According to scuzzy-delta, yes:
It is possible to detect that someone on your network is using Tor (e.g. You're a network administrator at a workplace, and an employee is using it), and the fact that you're using it is in itself interesting information.
His answer:
https://security.stackexchange.com/a/27848/76663
Using a bridged TOR connection is a safer bet but by no means the definition of safe, closer to gambling actually. The reason for this is they are meant to circumvent cencorship, if one bridge doesn't work for you in e.g. Iran you try another until you find one that's not blocked yet. However, I assume all bridged connections will work in lands of freedom, and therefore you have no idea what bridge connections your admin is aware of.

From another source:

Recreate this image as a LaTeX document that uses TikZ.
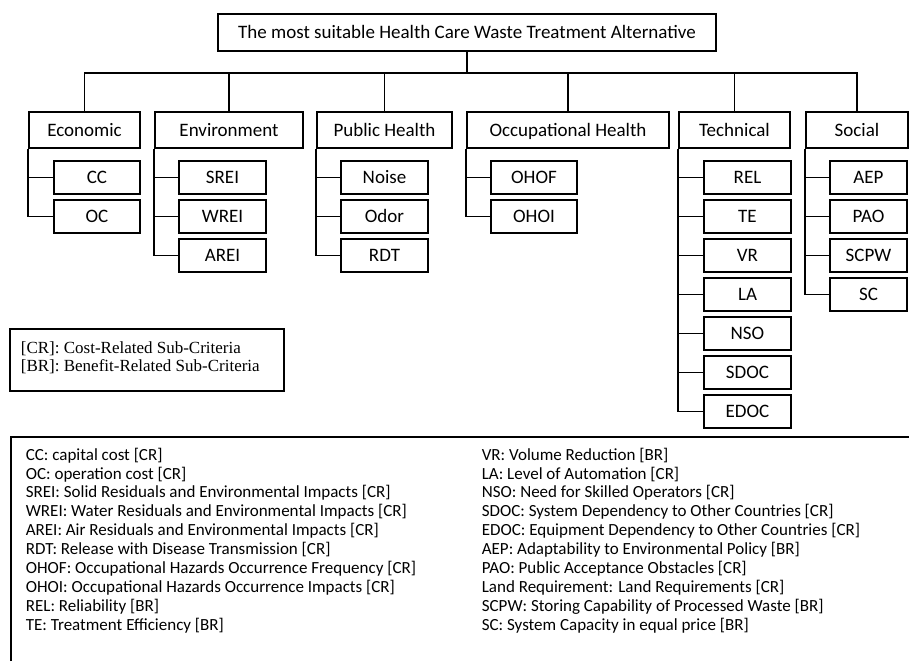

Diving deeper, this is an excerpt from https://www.torproject.org/docs/bridges.html.en
Over the last few years, censors have found ways to block Tor even when clients are using bridges. They usually do this by installing special boxes at ISPs that peek into network traffic and detect Tor; when Tor is detected they block the traffic flow.
To circumvent such sophisticated censorship Tor introduced pluggable transports. These transports manipulate all Tor traffic between the client and its first hop such that it is not identifiable as a Tor connection. If the censor can't decide if the connection is a Tor connection, then they are less likely to block it.
If anyone can pitch in on the missing piece, is "obfs3, scramblesuit, fte, and obfs4" ample obfuscation then?